Task material:

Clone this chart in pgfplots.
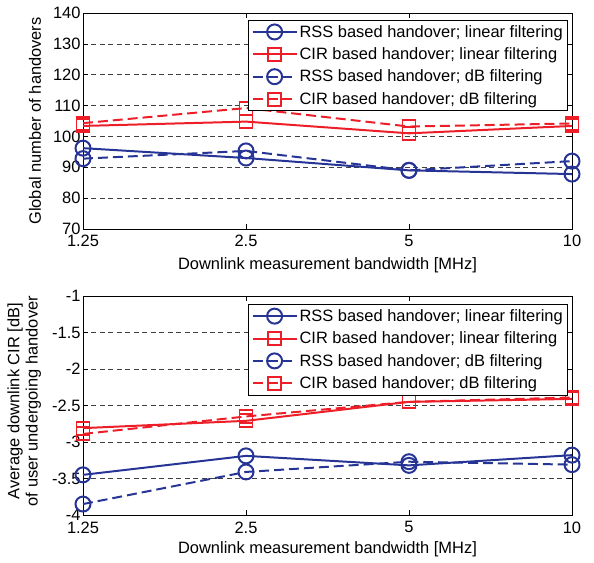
\documentclass[border=0pt]{standalone}
\usepackage{pgfplots}
\pgfplotsset{compat=1.18}
\usepackage{fontspec}
\setmainfont{Liberation Sans}
\definecolor{mblue}{RGB}{38,52,150}
\definecolor{mred}{RGB}{237,30,40}
\begin{document}
\begin{tikzpicture}[font=\fontsize{16.5}{19}\selectfont]
\path[use as bounding box] (-83bp,13bp) rectangle (511bp,-550bp);
\pgfplotsset{
  every axis/.append style={
    scale only axis,
    width=489bp,
    xmode=log, log basis x=2,
    xmin=1.25, xmax=10,
    xtick={1.25,2.5,5,10},
    xticklabels={1.25,2.5,5,10},
    tick align=inside,
    major tick length=5bp,
    ymajorgrids,
    major grid style={dash pattern=on 5pt off 3.5pt, black!75, line width=0.7pt},
    axis line style={black, line width=0.9pt},
    tick style={black, line width=0.7pt},
    /pgf/number format/assume math mode=true,
    xticklabel style={yshift=-3bp},
    yticklabel style={xshift=1bp},
    xlabel={Downlink measurement bandwidth [MHz]},
    legend cell align=left,
    legend style={draw=black, line width=0.7pt, row sep=5pt, inner xsep=3pt, inner ysep=3pt, font=\fontsize{16.5}{19}\selectfont},
    legend image code/.code={
      \draw[#1] (0bp,0bp) -- (44bp,0bp);
      \draw[#1, solid] plot coordinates {(22bp,0bp)};
    },
    ticklabel style={font=\fontsize{16.5}{19}\selectfont},
  },
  rsslin/.style={mblue, line width=2pt, mark=o, mark size=7.5bp, mark options={solid, line width=2pt}},
  cirlin/.style={mred, line width=2pt, mark=square, mark size=6.5bp, mark options={solid, line width=2pt}},
  rssdb/.style={mblue, line width=2pt, dash pattern=on 10pt off 5pt, mark=o, mark size=7.5bp, mark options={solid, line width=2pt}},
  cirdb/.style={mred, line width=2pt, dash pattern=on 10pt off 5pt, mark=square, mark size=6.5bp, mark options={solid, line width=2pt}},
}
\begin{axis}[
  at={(0,0)}, anchor=north west,
  height=216bp,
  ymin=70, ymax=140, ytick={70,80,...,140},
  ylabel={Global number of handovers},
  every axis y label/.style={at={(axis description cs:-0.098,0.5)}, rotate=90, anchor=center},
  every axis x label/.style={at={(axis description cs:0.5,-0.167)}, anchor=center},
  legend style={at={(0.992,0.968)}, anchor=north east},
]
\addplot[rsslin] coordinates {(1.25,96.2) (2.5,93) (5,89) (10,87.8)};
\addlegendentry{RSS based handover; linear filtering}
\addplot[cirlin] coordinates {(1.25,103.4) (2.5,104.8) (5,101) (10,103.4)};
\addlegendentry{CIR based handover; linear filtering}
\addplot[rssdb] coordinates {(1.25,92.8) (2.5,95.3) (5,89) (10,92)};
\addlegendentry{RSS based handover; dB filtering}
\addplot[cirdb] coordinates {(1.25,104.3) (2.5,109.2) (5,103.2) (10,104.2)};
\addlegendentry{CIR based handover; dB filtering}
\end{axis}
\begin{axis}[
  at={(0,-283bp)}, anchor=north west,
  height=219bp,
  ymin=-4, ymax=-1, ytick={-4,-3.5,...,-1},
  yticklabels={-4,-3.5,-3,-2.5,-2,-1.5,-1},
  ylabel={\shortstack{Average downlink CIR [dB]\\of user undergoing handover}},
  every axis y label/.style={at={(axis description cs:-0.12,0.52)}, rotate=90, anchor=center},
  every axis x label/.style={at={(axis description cs:0.5,-0.155)}, anchor=center},
  legend style={at={(0.992,0.963)}, anchor=north east},
]
\addplot[rsslin] coordinates {(1.25,-3.45) (2.5,-3.19) (5,-3.32) (10,-3.18)};
\addlegendentry{RSS based handover; linear filtering}
\addplot[cirlin] coordinates {(1.25,-2.81) (2.5,-2.71) (5,-2.45) (10,-2.41)};
\addlegendentry{CIR based handover; linear filtering}
\addplot[rssdb] coordinates {(1.25,-3.85) (2.5,-3.41) (5,-3.27) (10,-3.31)};
\addlegendentry{RSS based handover; dB filtering}
\addplot[cirdb] coordinates {(1.25,-2.89) (2.5,-2.65) (5,-2.45) (10,-2.39)};
\addlegendentry{CIR based handover; dB filtering}
\end{axis}
\end{tikzpicture}
\end{document}
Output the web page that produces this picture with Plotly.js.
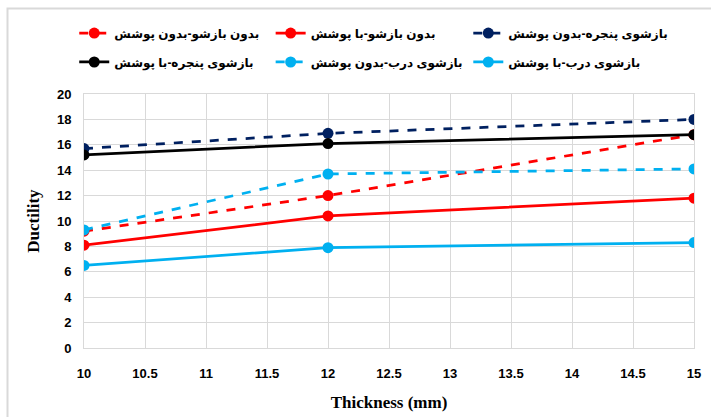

What to work on: Lines of the material that contain the word "this" are to be gathered.

Right answer:
Clone this chart in pgfplots.
Output the web page that produces this picture with Plotly.js.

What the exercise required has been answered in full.